Predictive Maintenance
As power grids grow more complex, reliability depends on seeing problems before they happen. Predictive maintenance uses IoT sensors and real-time analytics to transform aging infrastructure into intelligent, self-monitoring networks. It’s a shift that reduces outages, cuts costs, and accelerates the transition to cleaner, more resilient energy systems.
In the traditional power grid, maintenance is reactive — crews fix what breaks. In the intelligent grid, maintenance is predictive — the system warns you before failure occurs. A Dutch clean-tech startup has turned this principle into practice, embedding thousands of small, low-power IoT sensors throughout distribution networks.
Each sensor records vibration, temperature, and current flow, transmitting data in real time to a cloud analytics platform.

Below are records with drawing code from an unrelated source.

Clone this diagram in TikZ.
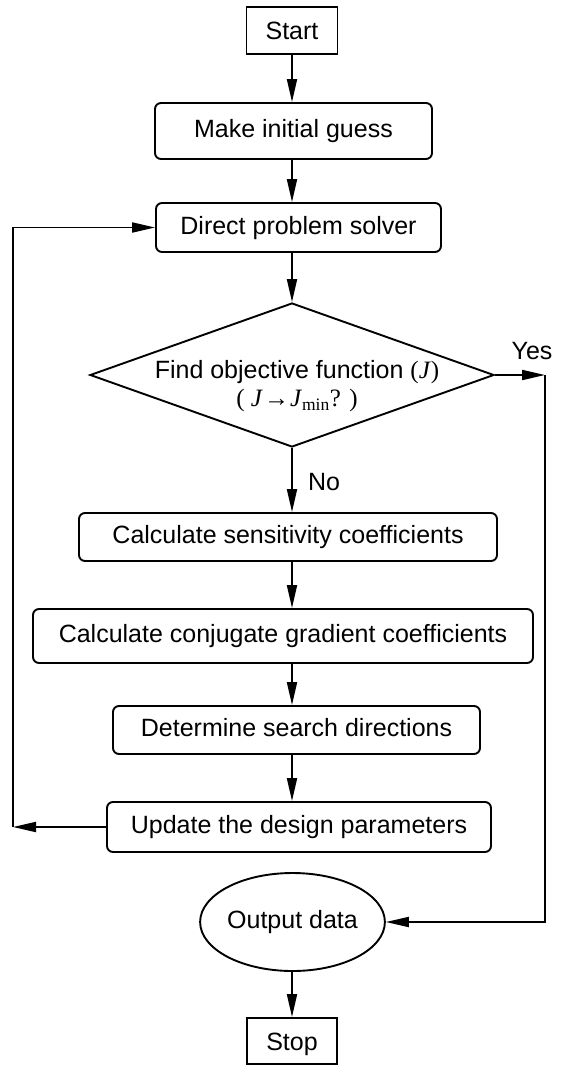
\documentclass[tikz,border=0pt]{standalone}
\usepackage{fontspec}
\setmainfont{Liberation Sans}
\newfontfamily\timesfont{Liberation Serif}
\usetikzlibrary{shapes.geometric,arrows.meta}

\begin{document}
\begin{tikzpicture}[x=1pt,y=-1pt,
    font=\fontsize{25}{28}\selectfont,
    line width=1.9pt,
    >={Triangle[length=23pt,width=10pt]},
    term/.style={draw,rectangle,inner sep=0pt,minimum width=91pt,minimum height=47pt,text height=18pt,text depth=0pt},
    proc/.style={draw,rectangle,rounded corners=6pt,inner sep=0pt,text height=18pt,text depth=5pt},
    decision/.style={draw,diamond,inner sep=0pt,minimum width=404pt,minimum height=144pt},
    outbox/.style={draw,ellipse,inner sep=0pt,minimum width=161pt,minimum height=98pt,text height=18pt,text depth=5pt}]
  \useasboundingbox (0,0) rectangle (560,1066);
  \node[term] (start) at (292,30.5) {Start};
  \node[proc,minimum width=277pt,minimum height=56pt] (guess) at (293.5,131) {Make initial guess};
  \node[proc,minimum width=285pt,minimum height=49pt] (solver) at (298.5,227.5) {Direct problem solver};
  \node[decision] (dec) at (292,375) {};
  \node[inner sep=0pt,align=center] (dectext) at (297,386)
    {Find objective function {\timesfont(\textit{J})}\\
     {\timesfont( \textit{J}\kern1pt→\kern1pt\textit{J}\textsubscript{min}? )}};
  \node[proc,minimum width=418pt,minimum height=48pt] (sens) at (288,537) {Calculate sensitivity coefficients};
  \node[proc,minimum width=500pt,minimum height=54pt] (conj) at (283,636) {Calculate conjugate gradient coefficients};
  \node[proc,minimum width=367pt,minimum height=48pt] (dir) at (296.5,730) {Determine search directions};
  \node[proc,minimum width=384pt,minimum height=50pt] (upd) at (299,827) {Update the design parameters};
  \node[outbox] (out) at (292.5,922) {Output data};
  \node[term,minimum width=90pt,minimum height=46pt] (stop) at (292,1041) {Stop};
  \node (yes) at (532,351) {Yes};
  \node (no) at (324,482) {No};
  \coordinate (loopx) at (13,0);
  \coordinate (yesx) at (545,0);

  \draw[->] (start) -- (start |- guess.north);
  \draw[->] (start |- guess.south) -- (start |- solver.north);
  \draw[->] (start |- solver.south) -- (dec);
  \draw[->] (dec) -- (start |- sens.north);
  \draw[->] (start |- sens.south) -- (start |- conj.north);
  \draw[->] (start |- conj.south) -- (start |- dir.north);
  \draw[->] (start |- dir.south) -- (start |- upd.north);
  \draw[->] (upd.west) -- (upd.west -| loopx);
  \draw[->] (upd.west -| loopx) -- (solver.west -| loopx) -- (solver.west);
  \draw[->] (dec.east) -- (dec.east -| yesx);
  \draw[->] (dec.east -| yesx) -- (yesx |- out.east) -- (out.east);
  \draw[->] (start |- out.south) -- (start |- stop.north);
\end{tikzpicture}
\end{document}
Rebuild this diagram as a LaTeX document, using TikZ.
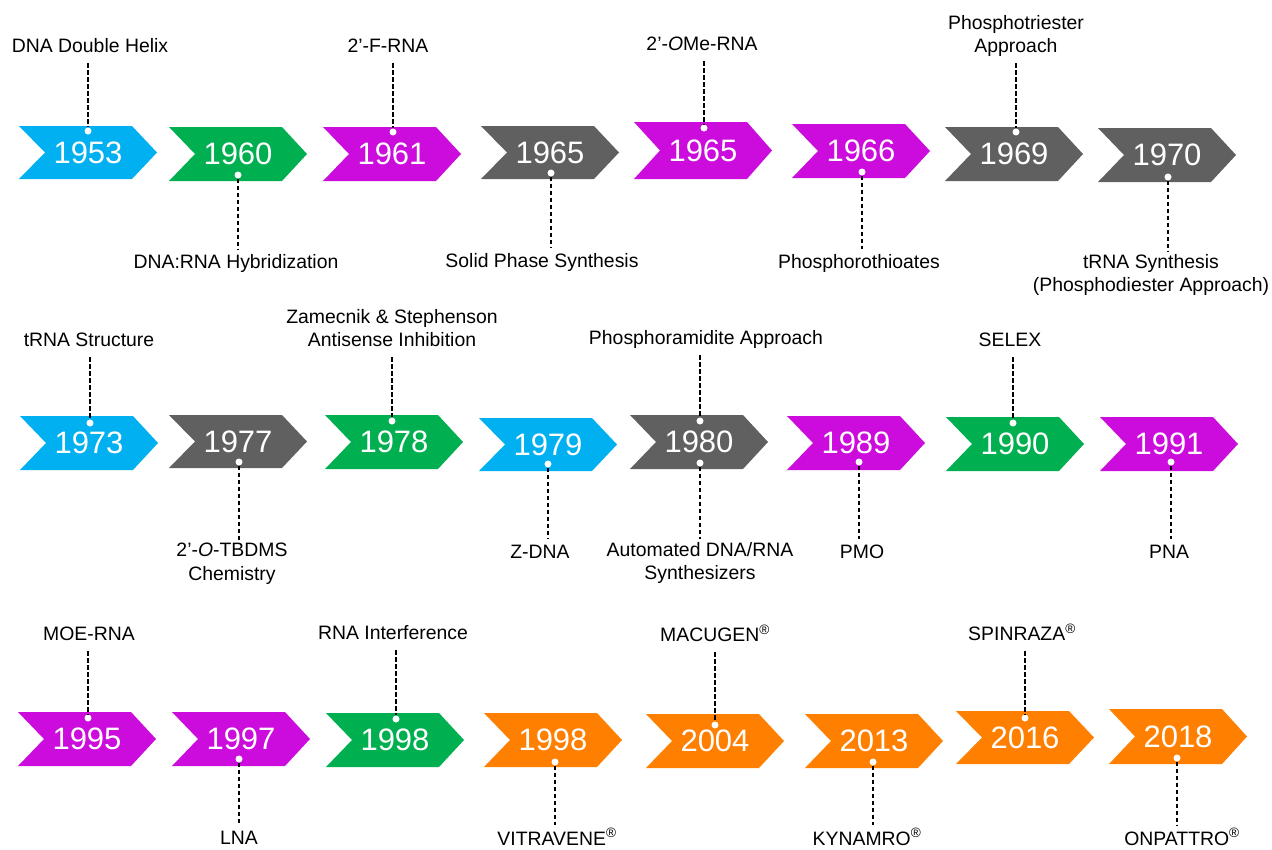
\documentclass[tikz,border=0pt]{standalone}
\usepackage{fontspec}
\setmainfont{Liberation Sans}
\definecolor{cblue}{HTML}{00B0F0}
\definecolor{cgreen}{HTML}{00B050}
\definecolor{cmag}{HTML}{CC0CDC}
\definecolor{cgrey}{HTML}{606060}
\definecolor{corange}{HTML}{FF7F00}
\tikzset{
  yearlbl/.style={text=white, inner sep=0pt, font=\fontsize{31}{36}\selectfont},
  wdot/.style={circle, fill=white, inner sep=0pt, minimum size=7pt},
  lab/.style={align=center, inner sep=3pt, font=\fontsize{19.4}{23.5}\selectfont,
    execute at begin node=\strut, execute at end node=\strut},
  conn/.style={line width=2pt, dash pattern=on 4.5pt off 2.5pt, black},
}
\newcommand{\chevron}[6]{%
  \fill[#5] (#2,#3) -- (#2+113,#3) -- (#2+138,{(#3+#4)/2}) -- (#2+113,#4) -- (#2,#4) -- (#2+26,{(#3+#4)/2}) -- cycle;
  \node[yearlbl] (#1) at ({#2+69},{(#3+#4)/2}) {#6};
}
\newcommand{\reg}{\textsuperscript{®}}
\begin{document}
\begin{tikzpicture}[x=1pt,y=-1pt]
\useasboundingbox (0,0) rectangle (1272,849);
% ---------- Row 1 ----------
\chevron{c1}{19}{126}{179}{cblue}{1953}
\chevron{c2}{169}{127}{181}{cgreen}{1960}
\chevron{c3}{323}{127}{181}{cmag}{1961}
\chevron{c4}{481}{126}{179}{cgrey}{1965}
\chevron{c5}{634}{122}{179}{cmag}{1965}
\chevron{c6}{792}{124}{178}{cmag}{1966}
\chevron{c7}{945}{127}{181}{cgrey}{1969}
\chevron{c8}{1098}{128}{182}{cgrey}{1970}
\node[wdot] (d1) at (88,131) {};
\node[wdot] (d2) at (238,175) {};
\node[wdot] (d3) at (393,132) {};
\node[wdot] (d4) at (551,173) {};
\node[wdot] (d5) at (704,128) {};
\node[wdot] (d6) at (862,172) {};
\node[wdot] (d7) at (1016,132) {};
\node[wdot] (d8) at (1168,177) {};
\node[lab,anchor=south] (l1) at (90,63) {DNA Double Helix};
\node[lab,anchor=north] (l2) at (236,249) {DNA:RNA Hybridization};
\node[lab,anchor=south] (l3) at (388,63) {2’-F-RNA};
\node[lab,anchor=north] (l4) at (542,248) {Solid Phase Synthesis};
\node[lab,anchor=south] (l5) at (702,61) {2’-\textit{O}Me-RNA};
\node[lab,anchor=north] (l6) at (859,249) {Phosphorothioates};
\node[lab,anchor=south] (l7) at (1016,63) {Phosphotriester\\Approach};
\node[lab,anchor=north] (l8) at (1151,251) {tRNA Synthesis\\(Phosphodiester Approach)};
% ---------- Row 2 ----------
\chevron{c9}{20}{416}{470}{cblue}{1973}
\chevron{c10}{169}{415}{468}{cgrey}{1977}
\chevron{c11}{325}{415}{469}{cgreen}{1978}
\chevron{c12}{479}{418}{471}{cblue}{1979}
\chevron{c13}{630}{415}{469}{cgrey}{1980}
\chevron{c14}{787}{416}{470}{cmag}{1989}
\chevron{c15}{946}{417}{471}{cgreen}{1990}
\chevron{c16}{1100}{417}{471}{cmag}{1991}
\node[wdot] (d9) at (90,423) {};
\node[wdot] (d10) at (239,462) {};
\node[wdot] (d11) at (392,421) {};
\node[wdot] (d12) at (548,464) {};
\node[wdot] (d13a) at (700,421) {};
\node[wdot] (d13b) at (700,463) {};
\node[wdot] (d14) at (859,462) {};
\node[wdot] (d15) at (1013,423) {};
\node[wdot] (d16) at (1171,462) {};
\node[lab,anchor=south] (l9) at (89,357) {tRNA Structure};
\node[lab,anchor=north] (l10) at (232,540) {2’-\textit{O}-TBDMS\\Chemistry};
\node[lab,anchor=south] (l11) at (392,357) {Zamecnik \& Stephenson\\Antisense Inhibition};
\node[lab,anchor=north] (l12) at (540,539) {Z-DNA};
\node[lab,anchor=south] (l13a) at (706,355) {Phosphoramidite Approach};
\node[lab,anchor=north] (l13b) at (700,539) {Automated DNA/RNA\\Synthesizers};
\node[lab,anchor=north] (l14) at (862,539) {PMO};
\node[lab,anchor=south] (l15) at (1010,357) {SELEX};
\node[lab,anchor=north] (l16) at (1169,539) {PNA};
% ---------- Row 3 ----------
\chevron{c17}{18}{712}{766}{cmag}{1995}
\chevron{c18}{172}{712}{766}{cmag}{1997}
\chevron{c19}{326}{713}{767}{cgreen}{1998}
\chevron{c20}{484}{713}{767}{corange}{1998}
\chevron{c21}{646}{714}{768}{corange}{2004}
\chevron{c22}{805}{714}{768}{corange}{2013}
\chevron{c23}{956}{711}{764}{corange}{2016}
\chevron{c24}{1109}{709}{764}{corange}{2018}
\node[wdot] (d17) at (88,718) {};
\node[wdot] (d18) at (239,759) {};
\node[wdot] (d19) at (396,719) {};
\node[wdot] (d20) at (555,762) {};
\node[wdot] (d21) at (715,725) {};
\node[wdot] (d22) at (873,762) {};
\node[wdot] (d23) at (1025,718) {};
\node[wdot] (d24) at (1177,758) {};
\node[lab,anchor=south] (l17) at (89,651) {MOE-RNA};
\node[lab,anchor=north] (l18) at (239,825) {LNA};
\node[lab,anchor=south] (l19) at (393,650) {RNA Interference};
\node[lab,anchor=north] (l20) at (557,825) {VITRAVENE\reg};
\node[lab,anchor=south] (l21) at (715,652) {MACUGEN\reg};
\node[lab,anchor=north] (l22) at (867,825) {KYNAMRO\reg};
\node[lab,anchor=south] (l23) at (1022,651) {SPINRAZA\reg};
\node[lab,anchor=north] (l24) at (1182,825) {ONPATTRO\reg};
% ---------- connectors ----------
\foreach \d/\l in {d1/l1,d3/l3,d5/l5,d7/l7,d9/l9,d11/l11,d13a/l13a,d15/l15,d17/l17,d19/l19,d21/l21,d23/l23}
  \draw[conn] (\d |- \l.south) -- (\d.north);
\foreach \d/\l in {d2/l2,d4/l4,d6/l6,d8/l8,d10/l10,d12/l12,d13b/l13b,d14/l14,d16/l16,d18/l18,d20/l20,d22/l22,d24/l24}
  \draw[conn] (\d.south) -- (\d |- \l.north);
\end{tikzpicture}
\end{document}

When a transformer overheats or a cable joint shows early signs of wear, algorithms flag the issue long before a human technician would notice. Repairs can then be scheduled proactively, avoiding outages that once disrupted thousands of households.
Predictive maintenance also extends asset life. By detecting micro-faults early, utilities can avoid overloading fragile components and optimize replacement cycles. What once required costly inspections or downtime now happens automatically, through continuous learning from historical data.

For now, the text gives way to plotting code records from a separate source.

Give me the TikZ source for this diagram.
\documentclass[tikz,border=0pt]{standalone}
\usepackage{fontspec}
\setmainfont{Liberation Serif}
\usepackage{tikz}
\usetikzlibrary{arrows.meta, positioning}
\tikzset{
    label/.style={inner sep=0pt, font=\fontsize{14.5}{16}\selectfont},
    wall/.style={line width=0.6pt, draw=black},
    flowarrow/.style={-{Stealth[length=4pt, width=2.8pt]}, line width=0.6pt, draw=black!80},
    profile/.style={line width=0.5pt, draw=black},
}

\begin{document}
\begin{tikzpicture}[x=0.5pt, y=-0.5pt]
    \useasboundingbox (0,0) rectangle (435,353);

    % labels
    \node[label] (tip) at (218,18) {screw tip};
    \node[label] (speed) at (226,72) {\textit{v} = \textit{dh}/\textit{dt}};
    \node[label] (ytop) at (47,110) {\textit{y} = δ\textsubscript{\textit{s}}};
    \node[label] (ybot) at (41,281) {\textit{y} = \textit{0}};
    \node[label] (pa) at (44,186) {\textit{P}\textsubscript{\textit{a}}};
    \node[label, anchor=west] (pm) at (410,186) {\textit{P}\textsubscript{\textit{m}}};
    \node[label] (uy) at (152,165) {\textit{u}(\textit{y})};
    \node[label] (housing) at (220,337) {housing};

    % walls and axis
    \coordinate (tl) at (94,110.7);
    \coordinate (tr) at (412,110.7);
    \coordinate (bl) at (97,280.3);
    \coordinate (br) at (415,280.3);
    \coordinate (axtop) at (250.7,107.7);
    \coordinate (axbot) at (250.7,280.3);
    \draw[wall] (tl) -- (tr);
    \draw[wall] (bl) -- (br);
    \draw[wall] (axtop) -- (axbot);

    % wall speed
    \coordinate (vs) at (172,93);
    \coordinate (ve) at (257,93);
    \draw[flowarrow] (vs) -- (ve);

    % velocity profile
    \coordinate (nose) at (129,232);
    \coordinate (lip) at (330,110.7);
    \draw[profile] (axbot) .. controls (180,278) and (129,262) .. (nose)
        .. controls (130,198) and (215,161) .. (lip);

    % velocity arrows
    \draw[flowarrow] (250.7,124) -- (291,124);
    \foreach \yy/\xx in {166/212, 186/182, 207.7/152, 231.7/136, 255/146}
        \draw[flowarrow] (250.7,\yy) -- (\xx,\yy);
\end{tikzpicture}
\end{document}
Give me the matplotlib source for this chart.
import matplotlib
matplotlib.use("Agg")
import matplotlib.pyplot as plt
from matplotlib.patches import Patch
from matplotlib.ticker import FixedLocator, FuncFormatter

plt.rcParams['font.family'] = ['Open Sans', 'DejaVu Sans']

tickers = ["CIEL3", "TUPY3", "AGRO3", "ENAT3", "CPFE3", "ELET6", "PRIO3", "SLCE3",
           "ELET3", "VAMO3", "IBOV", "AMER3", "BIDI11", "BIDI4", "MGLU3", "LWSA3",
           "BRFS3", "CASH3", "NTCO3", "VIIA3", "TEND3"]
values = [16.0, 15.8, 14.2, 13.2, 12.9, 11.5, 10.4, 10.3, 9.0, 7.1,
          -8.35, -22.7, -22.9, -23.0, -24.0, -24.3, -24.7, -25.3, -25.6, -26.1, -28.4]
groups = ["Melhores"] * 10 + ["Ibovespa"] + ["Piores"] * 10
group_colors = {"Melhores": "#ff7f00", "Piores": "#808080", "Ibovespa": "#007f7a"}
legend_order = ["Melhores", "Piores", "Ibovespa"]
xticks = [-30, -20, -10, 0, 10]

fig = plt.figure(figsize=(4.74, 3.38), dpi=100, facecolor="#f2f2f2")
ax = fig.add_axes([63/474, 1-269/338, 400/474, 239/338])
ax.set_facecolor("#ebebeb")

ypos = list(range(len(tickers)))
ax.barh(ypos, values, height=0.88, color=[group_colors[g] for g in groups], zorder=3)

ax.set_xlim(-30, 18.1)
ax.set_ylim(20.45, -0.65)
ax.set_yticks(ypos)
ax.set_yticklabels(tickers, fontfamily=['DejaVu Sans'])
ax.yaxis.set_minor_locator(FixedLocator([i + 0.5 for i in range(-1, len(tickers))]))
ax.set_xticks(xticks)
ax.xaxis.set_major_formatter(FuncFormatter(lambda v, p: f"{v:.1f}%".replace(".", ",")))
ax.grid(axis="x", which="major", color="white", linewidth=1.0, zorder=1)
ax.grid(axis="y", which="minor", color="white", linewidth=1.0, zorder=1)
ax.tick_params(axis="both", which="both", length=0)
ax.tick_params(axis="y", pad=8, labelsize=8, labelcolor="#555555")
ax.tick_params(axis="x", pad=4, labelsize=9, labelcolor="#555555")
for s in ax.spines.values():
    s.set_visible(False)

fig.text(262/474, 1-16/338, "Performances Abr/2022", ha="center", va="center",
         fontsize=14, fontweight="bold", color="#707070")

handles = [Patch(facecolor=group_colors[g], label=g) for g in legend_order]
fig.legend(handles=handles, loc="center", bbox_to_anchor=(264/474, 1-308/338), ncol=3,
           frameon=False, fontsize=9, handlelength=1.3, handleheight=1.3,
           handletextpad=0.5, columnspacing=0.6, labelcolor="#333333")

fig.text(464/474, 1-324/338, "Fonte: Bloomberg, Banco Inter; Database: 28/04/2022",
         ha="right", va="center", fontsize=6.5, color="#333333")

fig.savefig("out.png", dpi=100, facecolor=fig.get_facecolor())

For grid operators under pressure to modernize without massive new investment, this innovation is a lifeline. It means squeezing more performance out of existing infrastructure while improving reliability — a crucial step toward decarbonization.

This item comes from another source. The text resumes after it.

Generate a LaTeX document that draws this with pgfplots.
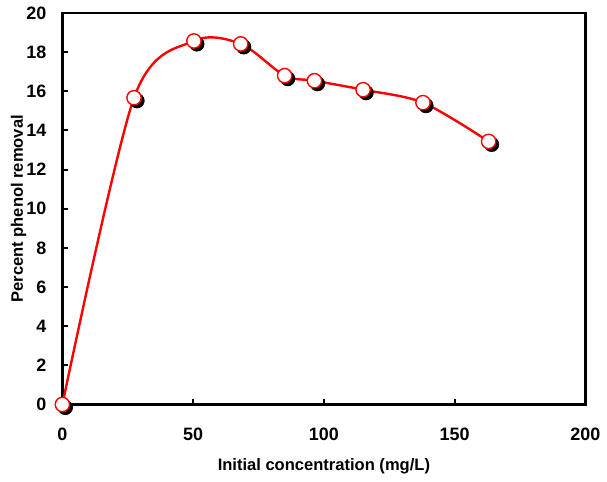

The system’s design emphasizes simplicity and scalability. Sensors are wireless, battery-efficient, and easy to retrofit onto legacy assets. With plug-and-play connectivity through LoRaWAN and 5G networks, utilities can scale from pilot to full deployment in months, not years.
The result is a network that’s no longer static but self-aware — capable of adapting to changing conditions and alerting operators instantly when something needs attention. It’s a small technological leap with enormous operational payoff: fewer outages, happier customers, and a smarter path to a cleaner grid.